News reports continue to shed light on the damage inflicted on Tokyo Electric Power Co.'s Kashiwazaki-Kariwa nuclear power plant by the magnitude-6.8 earthquake that struck Niigata and Nagano prefectures July 16. Most worrying is a report that the tremors were more than double the quake-design benchmark of the world's largest nuclear-power-generation complex.

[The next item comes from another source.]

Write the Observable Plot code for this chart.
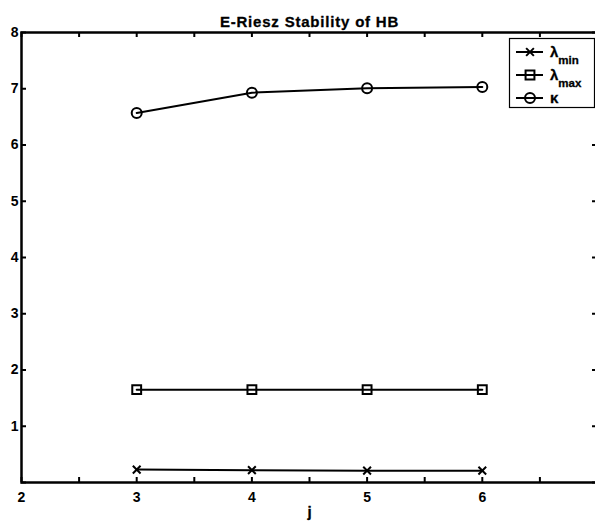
<!DOCTYPE html>
<html>
<head>
<meta charset="utf-8">
<script src="https://cdn.jsdelivr.net/npm/d3@7"></script>
<script src="https://cdn.jsdelivr.net/npm/@observablehq/plot@0.6"></script>
<style>
  html, body { margin: 0; padding: 0; background: #fff; overflow: hidden; }
  #wrap { position: relative; width: 595px; height: 525px; }
  #legend { position: absolute; left: 0; top: 0; pointer-events: none; }
</style>
</head>
<body>
<div id="wrap"></div>
<script>
// Level j and the Riesz-bound estimates at each level
const j = [3, 4, 5, 6];
const lambdaMin = [0.23, 0.22, 0.21, 0.21];
const lambdaMax = [1.65, 1.65, 1.65, 1.65];
const kappa = [6.57, 6.93, 7.01, 7.03];

const seriesKeys = ["lambdaMin", "lambdaMax", "kappa"];
const seriesValues = [lambdaMin, lambdaMax, kappa];
const legendBase = ["λ", "λ", "κ"];
const legendSub = ["min", "max", ""];
const seriesSymbols = ["times", "square", "circle"];

const xTicks = [2, 2.5, 3, 3.5, 4, 4.5, 5, 5.5, 6, 6.5, 7];
const xTickLabels = [2, 3, 4, 5, 6];
const yTicks = [0, 1, 2, 3, 4, 5, 6, 7, 8];
const yTickLabels = [1, 2, 3, 4, 5, 6, 7, 8];

const title = "E-Riesz Stability of HB";
const xLabel = "j";

const rows = seriesKeys.flatMap((s, k) =>
  j.map((x, i) => ({ s, j: x, v: seriesValues[k][i] }))
);

const W = 595, H = 525;
const mL = 21, mR = -2, mT = 32, mB = 43;
const fw = W - mL - mR, fh = H - mT - mB;
const font = "'Liberation Sans', Arial, Helvetica, sans-serif";
const symbolR = { times: 3.6, square: 5, circle: 5 };

const chart = Plot.plot({
  width: W,
  height: H,
  marginLeft: mL,
  marginRight: mR,
  marginTop: mT,
  marginBottom: mB,
  style: { fontFamily: font, fontWeight: "bold", fontSize: "14px", background: "#fff", color: "#000", overflow: "visible" },
  x: { domain: [2, 7] },
  y: { domain: [0, 8] },
  marks: [
    // inward ticks on all four sides
    Plot.tickX(xTicks, { x: d => d, insetTop: fh - 5, stroke: "#000", strokeWidth: 2 }),
    Plot.tickX(xTicks, { x: d => d, insetBottom: fh - 5, stroke: "#000", strokeWidth: 2 }),
    Plot.tickY(yTicks, { y: d => d, insetRight: fw - 5, stroke: "#000", strokeWidth: 2 }),
    Plot.tickY(yTicks, { y: d => d, insetLeft: fw - 5, stroke: "#000", strokeWidth: 2 }),
    Plot.axisX(xTickLabels, { tickSize: 0, tickPadding: 10, label: null, tickFormat: "d", fontSize: 14, stroke: "#000", strokeWidth: 0.35 }),
    Plot.axisY(yTickLabels, { tickSize: 0, tickPadding: 3, label: null, tickFormat: "d", fontSize: 14, stroke: "#000", strokeWidth: 0.35 }),
    Plot.frame({ stroke: "#000", strokeWidth: 2.5 }),
    Plot.line(rows, { x: "j", y: "v", z: "s", stroke: "#000", strokeWidth: 2 }),
    ...seriesKeys.map((s, k) =>
      Plot.dot(rows.filter(d => d.s === s), {
        x: "j", y: "v",
        symbol: seriesSymbols[k],
        r: symbolR[seriesSymbols[k]],
        stroke: "#000", strokeWidth: 2, fill: "none"
      })
    ),
    Plot.text([title], {
      frameAnchor: "top", dy: -16, fontSize: 15, fontWeight: "bold",
      stroke: "#000", strokeWidth: 0.3, fill: "#000",
      render(index, scales, values, dimensions, context, next) {
        const g = next(index, scales, values, dimensions, context);
        d3.select(g).selectAll("text").style("letter-spacing", "0.8px");
        return g;
      }
    }),
    Plot.text([xLabel], { frameAnchor: "bottom", dy: 34, fontSize: 15, fontWeight: "bold", stroke: "#000", strokeWidth: 0.3, fill: "#000" })
  ]
});

const wrap = document.getElementById("wrap");
wrap.appendChild(chart);

// Legend box in the upper right corner of the axes
const legend = d3.select(wrap).append("svg")
  .attr("id", "legend")
  .attr("width", W).attr("height", H)
  .style("font-family", font).style("font-weight", "bold");

const box = { x: 509.5, y: 38.5, w: 85, h: 69 };
legend.append("rect")
  .attr("x", box.x).attr("y", box.y).attr("width", box.w).attr("height", box.h)
  .attr("fill", "#fff").attr("stroke", "#000").attr("stroke-width", 1.2);

const rowY = [52, 75, 98];
const textY = [57, 80, 103];
const d3Symbols = { times: d3.symbolTimes, square: d3.symbolSquare, circle: d3.symbolCircle };

seriesKeys.forEach((s, k) => {
  const g = legend.append("g");
  g.append("line")
    .attr("x1", 516).attr("x2", 543).attr("y1", rowY[k]).attr("y2", rowY[k])
    .attr("stroke", "#000").attr("stroke-width", 2);
  const r = symbolR[seriesSymbols[k]];
  g.append("path")
    .attr("transform", `translate(530,${rowY[k]})`)
    .attr("d", d3.symbol(d3Symbols[seriesSymbols[k]], Math.PI * r * r)())
    .attr("fill", "none").attr("stroke", "#000").attr("stroke-width", 2);
  const t = g.append("text").attr("x", 550).attr("y", textY[k]).attr("font-size", 15)
    .attr("stroke", "#000").attr("stroke-width", 0.3);
  t.append("tspan").text(legendBase[k]);
  if (legendSub[k]) {
    t.append("tspan").attr("font-size", 11.5).attr("dy", 7).text(legendSub[k]);
  }
});
</script>
</body>
</html>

What happened at the Kashiwazaki-Kariwa plant has raised doubts about the safety of the nation's 55 power-generation reactors. Power companies must review the capability of their nuclear power plants to withstand seismic tremors under the tougher design guidelines revised by the Nuclear Safety Commission in September. In addition, the government and the commission should not hesitate to further revise plant-design guidelines after taking into consideration the damage wrought by the July 16 earthquake.

The focus of the earthquake was about 9 km northeast of the nuclear power plant and about 17 km below the Sea of Japan. Worryingly, the Meteorological Agency analyzed the distribution of aftershocks and ascertained the possibility that the fault that caused the main quake runs directly beneath the nuclear plant at a depth of 20 km. The approximately 15-km-wide aftershock zone extends some 30 km southeast of the quake's focus. The nuclear power plant lies within this zone.